* BEGIN *

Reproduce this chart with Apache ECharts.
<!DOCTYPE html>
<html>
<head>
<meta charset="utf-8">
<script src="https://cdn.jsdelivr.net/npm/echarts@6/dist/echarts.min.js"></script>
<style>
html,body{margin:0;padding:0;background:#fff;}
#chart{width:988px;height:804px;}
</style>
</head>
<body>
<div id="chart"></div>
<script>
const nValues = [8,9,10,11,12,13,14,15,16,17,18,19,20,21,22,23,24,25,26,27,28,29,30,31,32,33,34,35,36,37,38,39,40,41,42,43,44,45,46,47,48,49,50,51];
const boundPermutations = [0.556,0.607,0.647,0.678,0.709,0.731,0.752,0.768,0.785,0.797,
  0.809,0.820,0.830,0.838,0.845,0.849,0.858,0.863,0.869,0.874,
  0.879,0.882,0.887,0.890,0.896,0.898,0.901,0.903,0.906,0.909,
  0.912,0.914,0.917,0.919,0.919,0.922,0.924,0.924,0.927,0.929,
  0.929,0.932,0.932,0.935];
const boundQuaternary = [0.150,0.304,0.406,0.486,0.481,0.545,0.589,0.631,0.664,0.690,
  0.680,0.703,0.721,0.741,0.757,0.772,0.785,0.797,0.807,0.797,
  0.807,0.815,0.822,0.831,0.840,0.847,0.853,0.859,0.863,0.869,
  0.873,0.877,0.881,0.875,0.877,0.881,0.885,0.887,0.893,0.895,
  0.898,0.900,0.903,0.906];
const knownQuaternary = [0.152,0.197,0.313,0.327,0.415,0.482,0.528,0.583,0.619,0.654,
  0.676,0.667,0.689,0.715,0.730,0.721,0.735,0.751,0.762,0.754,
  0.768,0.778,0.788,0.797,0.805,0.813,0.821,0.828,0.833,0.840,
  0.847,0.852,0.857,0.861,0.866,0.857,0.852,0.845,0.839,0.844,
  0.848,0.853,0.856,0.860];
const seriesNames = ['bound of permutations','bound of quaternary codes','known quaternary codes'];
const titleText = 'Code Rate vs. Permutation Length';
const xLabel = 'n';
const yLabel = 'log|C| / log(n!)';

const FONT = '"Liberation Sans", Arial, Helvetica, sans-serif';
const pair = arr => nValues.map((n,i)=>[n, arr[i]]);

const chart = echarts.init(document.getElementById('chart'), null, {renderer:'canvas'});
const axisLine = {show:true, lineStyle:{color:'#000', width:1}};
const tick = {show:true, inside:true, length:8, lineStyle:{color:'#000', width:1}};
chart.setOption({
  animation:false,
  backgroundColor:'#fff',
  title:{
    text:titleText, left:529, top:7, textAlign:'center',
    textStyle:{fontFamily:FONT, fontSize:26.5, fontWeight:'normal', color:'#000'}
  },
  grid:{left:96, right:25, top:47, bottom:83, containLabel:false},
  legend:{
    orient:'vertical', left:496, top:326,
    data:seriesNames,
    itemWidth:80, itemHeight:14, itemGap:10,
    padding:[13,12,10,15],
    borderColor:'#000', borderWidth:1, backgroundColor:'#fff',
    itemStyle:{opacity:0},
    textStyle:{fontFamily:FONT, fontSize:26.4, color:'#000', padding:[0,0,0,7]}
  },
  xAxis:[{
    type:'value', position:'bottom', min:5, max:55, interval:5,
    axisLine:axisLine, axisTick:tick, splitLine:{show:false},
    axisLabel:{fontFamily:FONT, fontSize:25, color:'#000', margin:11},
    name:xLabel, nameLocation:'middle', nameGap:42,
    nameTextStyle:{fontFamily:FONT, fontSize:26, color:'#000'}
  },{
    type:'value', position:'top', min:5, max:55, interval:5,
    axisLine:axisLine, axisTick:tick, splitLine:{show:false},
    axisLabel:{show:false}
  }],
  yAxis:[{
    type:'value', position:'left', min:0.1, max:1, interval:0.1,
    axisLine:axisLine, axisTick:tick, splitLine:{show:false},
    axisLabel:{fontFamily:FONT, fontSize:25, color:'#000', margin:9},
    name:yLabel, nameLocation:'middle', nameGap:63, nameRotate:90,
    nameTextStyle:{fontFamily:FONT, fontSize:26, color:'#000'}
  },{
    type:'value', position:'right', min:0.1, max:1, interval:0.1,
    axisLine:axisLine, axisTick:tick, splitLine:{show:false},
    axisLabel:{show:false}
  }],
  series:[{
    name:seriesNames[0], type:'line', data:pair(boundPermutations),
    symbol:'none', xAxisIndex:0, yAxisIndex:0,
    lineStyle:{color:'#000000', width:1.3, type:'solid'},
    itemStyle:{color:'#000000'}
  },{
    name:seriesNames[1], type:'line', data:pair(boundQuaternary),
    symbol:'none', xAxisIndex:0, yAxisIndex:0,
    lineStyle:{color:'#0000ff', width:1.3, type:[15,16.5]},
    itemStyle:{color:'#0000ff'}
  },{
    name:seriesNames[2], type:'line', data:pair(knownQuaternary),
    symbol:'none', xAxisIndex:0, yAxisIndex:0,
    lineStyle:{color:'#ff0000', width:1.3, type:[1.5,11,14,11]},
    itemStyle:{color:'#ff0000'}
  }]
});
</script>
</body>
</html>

* END *
* BEGIN *

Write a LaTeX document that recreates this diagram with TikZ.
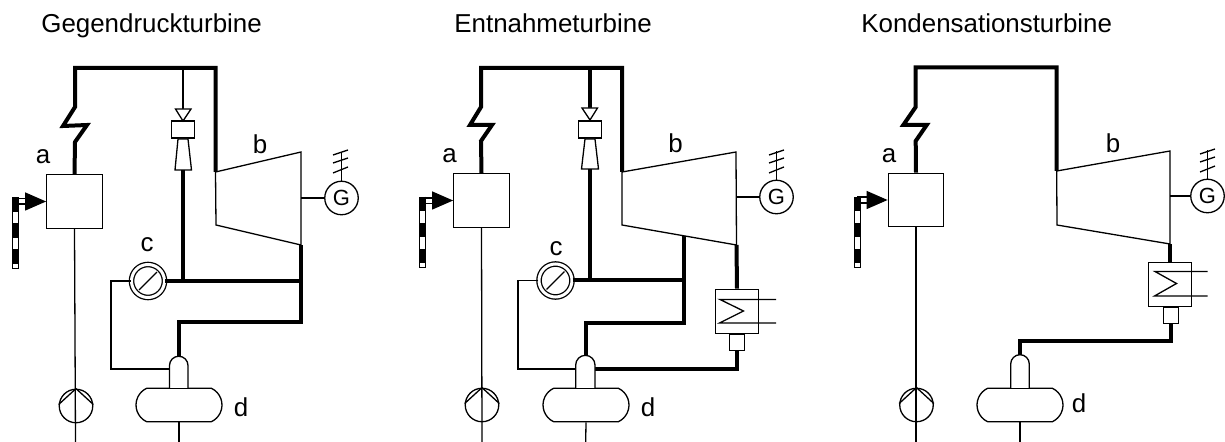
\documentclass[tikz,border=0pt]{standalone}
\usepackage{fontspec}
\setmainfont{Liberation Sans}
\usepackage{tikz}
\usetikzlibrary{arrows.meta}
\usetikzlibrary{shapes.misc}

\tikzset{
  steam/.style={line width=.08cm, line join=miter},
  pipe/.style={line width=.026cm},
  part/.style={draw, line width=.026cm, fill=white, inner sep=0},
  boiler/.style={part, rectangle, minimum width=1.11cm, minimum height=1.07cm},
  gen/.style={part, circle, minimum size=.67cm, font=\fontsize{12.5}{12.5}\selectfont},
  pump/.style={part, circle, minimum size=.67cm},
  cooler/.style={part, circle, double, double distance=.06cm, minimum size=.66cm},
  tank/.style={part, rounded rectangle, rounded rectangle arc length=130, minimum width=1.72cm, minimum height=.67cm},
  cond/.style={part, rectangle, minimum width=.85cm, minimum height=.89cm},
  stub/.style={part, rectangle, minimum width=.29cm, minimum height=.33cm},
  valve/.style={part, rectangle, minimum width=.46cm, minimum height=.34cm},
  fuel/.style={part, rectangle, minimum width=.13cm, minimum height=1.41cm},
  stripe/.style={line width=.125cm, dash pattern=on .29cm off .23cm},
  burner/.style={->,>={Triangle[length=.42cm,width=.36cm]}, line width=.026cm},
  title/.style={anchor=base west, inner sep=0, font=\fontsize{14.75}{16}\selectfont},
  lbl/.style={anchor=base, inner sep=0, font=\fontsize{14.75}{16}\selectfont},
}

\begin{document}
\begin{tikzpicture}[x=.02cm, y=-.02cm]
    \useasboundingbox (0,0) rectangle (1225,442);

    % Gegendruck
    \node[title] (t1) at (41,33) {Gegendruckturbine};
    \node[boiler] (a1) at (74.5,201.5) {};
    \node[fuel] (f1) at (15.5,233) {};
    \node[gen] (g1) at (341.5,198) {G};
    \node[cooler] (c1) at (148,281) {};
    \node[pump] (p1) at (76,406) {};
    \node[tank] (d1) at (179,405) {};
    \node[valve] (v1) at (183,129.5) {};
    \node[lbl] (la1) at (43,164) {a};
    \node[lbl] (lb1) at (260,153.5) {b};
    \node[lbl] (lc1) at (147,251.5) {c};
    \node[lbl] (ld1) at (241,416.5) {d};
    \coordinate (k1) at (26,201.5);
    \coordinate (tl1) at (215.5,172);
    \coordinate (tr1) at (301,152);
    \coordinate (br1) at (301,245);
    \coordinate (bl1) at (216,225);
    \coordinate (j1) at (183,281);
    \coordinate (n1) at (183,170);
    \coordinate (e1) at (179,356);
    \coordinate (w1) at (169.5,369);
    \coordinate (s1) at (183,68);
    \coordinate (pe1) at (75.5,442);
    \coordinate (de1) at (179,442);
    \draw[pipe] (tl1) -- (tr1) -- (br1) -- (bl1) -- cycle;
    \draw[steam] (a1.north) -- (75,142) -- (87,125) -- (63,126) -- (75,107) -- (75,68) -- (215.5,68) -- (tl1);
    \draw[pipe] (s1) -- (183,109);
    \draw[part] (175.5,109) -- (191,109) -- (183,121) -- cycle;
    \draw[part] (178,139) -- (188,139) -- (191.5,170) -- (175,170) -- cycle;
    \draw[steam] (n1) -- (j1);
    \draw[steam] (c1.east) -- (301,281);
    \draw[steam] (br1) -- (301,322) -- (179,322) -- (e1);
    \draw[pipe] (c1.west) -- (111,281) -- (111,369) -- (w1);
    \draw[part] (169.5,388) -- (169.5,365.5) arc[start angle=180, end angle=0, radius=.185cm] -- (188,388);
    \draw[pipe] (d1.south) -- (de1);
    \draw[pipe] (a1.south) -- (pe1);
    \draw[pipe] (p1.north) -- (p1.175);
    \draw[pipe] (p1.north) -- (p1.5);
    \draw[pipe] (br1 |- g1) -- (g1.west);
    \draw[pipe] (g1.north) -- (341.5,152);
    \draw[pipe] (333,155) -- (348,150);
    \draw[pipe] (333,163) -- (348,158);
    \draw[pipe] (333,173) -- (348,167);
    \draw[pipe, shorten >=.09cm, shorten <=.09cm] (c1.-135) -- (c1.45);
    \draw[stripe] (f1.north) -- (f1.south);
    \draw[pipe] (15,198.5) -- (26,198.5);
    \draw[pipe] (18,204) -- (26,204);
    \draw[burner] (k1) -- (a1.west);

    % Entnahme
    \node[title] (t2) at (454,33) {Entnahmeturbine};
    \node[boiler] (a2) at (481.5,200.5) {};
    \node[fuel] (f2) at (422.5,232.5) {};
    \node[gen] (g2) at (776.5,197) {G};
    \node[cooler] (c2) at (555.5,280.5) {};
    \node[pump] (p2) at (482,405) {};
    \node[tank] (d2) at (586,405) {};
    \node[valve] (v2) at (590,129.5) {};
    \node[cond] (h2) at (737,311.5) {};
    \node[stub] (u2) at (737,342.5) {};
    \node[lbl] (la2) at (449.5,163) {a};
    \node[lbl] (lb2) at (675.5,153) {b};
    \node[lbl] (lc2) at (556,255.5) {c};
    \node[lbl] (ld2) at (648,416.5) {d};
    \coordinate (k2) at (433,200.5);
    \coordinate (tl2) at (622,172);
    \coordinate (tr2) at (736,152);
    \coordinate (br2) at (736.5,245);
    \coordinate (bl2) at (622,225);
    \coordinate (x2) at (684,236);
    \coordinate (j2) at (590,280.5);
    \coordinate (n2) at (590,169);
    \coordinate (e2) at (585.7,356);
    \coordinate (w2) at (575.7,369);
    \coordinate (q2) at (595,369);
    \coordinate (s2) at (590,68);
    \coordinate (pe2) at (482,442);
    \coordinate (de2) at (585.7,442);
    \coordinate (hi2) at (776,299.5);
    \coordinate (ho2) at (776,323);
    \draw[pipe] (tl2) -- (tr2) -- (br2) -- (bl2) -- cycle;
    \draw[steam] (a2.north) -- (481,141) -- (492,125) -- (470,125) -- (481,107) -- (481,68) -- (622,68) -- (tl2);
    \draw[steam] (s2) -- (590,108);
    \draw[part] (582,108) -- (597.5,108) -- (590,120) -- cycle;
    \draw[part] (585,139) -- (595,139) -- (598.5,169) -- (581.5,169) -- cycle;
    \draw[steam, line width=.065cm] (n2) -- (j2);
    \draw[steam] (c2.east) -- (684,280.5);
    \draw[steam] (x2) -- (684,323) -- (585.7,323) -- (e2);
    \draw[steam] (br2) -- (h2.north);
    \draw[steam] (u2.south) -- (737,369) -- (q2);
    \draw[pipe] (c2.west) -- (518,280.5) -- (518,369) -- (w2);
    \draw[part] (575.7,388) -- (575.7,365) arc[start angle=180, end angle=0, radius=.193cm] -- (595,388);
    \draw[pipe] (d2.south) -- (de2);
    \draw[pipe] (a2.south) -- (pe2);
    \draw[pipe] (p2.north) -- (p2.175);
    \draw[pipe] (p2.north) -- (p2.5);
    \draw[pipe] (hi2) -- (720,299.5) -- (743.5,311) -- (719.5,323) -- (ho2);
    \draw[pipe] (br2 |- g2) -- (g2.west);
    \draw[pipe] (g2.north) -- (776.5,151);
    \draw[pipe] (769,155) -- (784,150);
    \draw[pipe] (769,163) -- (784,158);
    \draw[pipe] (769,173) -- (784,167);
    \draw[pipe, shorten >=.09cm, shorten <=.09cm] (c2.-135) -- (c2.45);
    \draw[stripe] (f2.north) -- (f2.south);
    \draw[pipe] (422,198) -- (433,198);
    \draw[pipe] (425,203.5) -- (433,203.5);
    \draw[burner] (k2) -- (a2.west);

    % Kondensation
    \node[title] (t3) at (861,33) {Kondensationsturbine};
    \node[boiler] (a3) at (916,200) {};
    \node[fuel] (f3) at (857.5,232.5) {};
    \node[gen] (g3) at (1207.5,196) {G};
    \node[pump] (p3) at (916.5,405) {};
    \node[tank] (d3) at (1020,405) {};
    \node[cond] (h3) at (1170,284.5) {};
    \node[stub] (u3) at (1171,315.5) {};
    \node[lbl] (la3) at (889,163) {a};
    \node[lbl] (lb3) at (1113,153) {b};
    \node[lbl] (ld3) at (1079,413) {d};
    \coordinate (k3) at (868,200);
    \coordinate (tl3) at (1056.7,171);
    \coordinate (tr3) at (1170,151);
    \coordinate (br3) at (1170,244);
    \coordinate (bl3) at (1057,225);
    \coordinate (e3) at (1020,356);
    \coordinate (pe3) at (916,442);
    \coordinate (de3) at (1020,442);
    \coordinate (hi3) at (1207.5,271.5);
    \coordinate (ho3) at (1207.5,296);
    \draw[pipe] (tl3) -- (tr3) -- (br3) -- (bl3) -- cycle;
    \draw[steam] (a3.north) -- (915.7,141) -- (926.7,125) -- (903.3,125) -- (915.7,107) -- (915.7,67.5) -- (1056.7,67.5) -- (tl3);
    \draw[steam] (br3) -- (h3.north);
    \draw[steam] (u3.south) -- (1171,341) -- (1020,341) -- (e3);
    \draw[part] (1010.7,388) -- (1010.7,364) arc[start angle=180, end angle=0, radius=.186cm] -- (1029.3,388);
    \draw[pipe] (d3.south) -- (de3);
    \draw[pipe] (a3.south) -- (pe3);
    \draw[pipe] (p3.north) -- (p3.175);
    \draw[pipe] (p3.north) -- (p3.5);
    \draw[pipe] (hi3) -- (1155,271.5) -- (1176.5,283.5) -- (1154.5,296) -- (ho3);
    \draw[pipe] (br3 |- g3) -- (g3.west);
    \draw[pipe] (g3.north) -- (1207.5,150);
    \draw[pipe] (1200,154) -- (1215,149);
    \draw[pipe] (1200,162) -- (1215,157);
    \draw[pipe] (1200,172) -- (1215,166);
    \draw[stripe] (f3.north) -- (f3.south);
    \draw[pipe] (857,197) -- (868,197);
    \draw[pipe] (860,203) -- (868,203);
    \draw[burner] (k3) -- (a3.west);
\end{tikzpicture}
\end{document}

* END *

Directive
Keep the images out of the copy. Repeat word for word only the lines from the one containing "Write a LaTeX" through the one containing "(0,0) rectangle (1225,442);", both ends included.

Output below
Write a LaTeX document that recreates this diagram with TikZ.
\documentclass[tikz,border=0pt]{standalone}
\usepackage{fontspec}
\setmainfont{Liberation Sans}
\usepackage{tikz}
\usetikzlibrary{arrows.meta}
\usetikzlibrary{shapes.misc}

\tikzset{
  steam/.style={line width=.08cm, line join=miter},
  pipe/.style={line width=.026cm},
  part/.style={draw, line width=.026cm, fill=white, inner sep=0},
  boiler/.style={part, rectangle, minimum width=1.11cm, minimum height=1.07cm},
  gen/.style={part, circle, minimum size=.67cm, font=\fontsize{12.5}{12.5}\selectfont},
  pump/.style={part, circle, minimum size=.67cm},
  cooler/.style={part, circle, double, double distance=.06cm, minimum size=.66cm},
  tank/.style={part, rounded rectangle, rounded rectangle arc length=130, minimum width=1.72cm, minimum height=.67cm},
  cond/.style={part, rectangle, minimum width=.85cm, minimum height=.89cm},
  stub/.style={part, rectangle, minimum width=.29cm, minimum height=.33cm},
  valve/.style={part, rectangle, minimum width=.46cm, minimum height=.34cm},
  fuel/.style={part, rectangle, minimum width=.13cm, minimum height=1.41cm},
  stripe/.style={line width=.125cm, dash pattern=on .29cm off .23cm},
  burner/.style={->,>={Triangle[length=.42cm,width=.36cm]}, line width=.026cm},
  title/.style={anchor=base west, inner sep=0, font=\fontsize{14.75}{16}\selectfont},
  lbl/.style={anchor=base, inner sep=0, font=\fontsize{14.75}{16}\selectfont},
}

\begin{document}
\begin{tikzpicture}[x=.02cm, y=-.02cm]
    \useasboundingbox (0,0) rectangle (1225,442);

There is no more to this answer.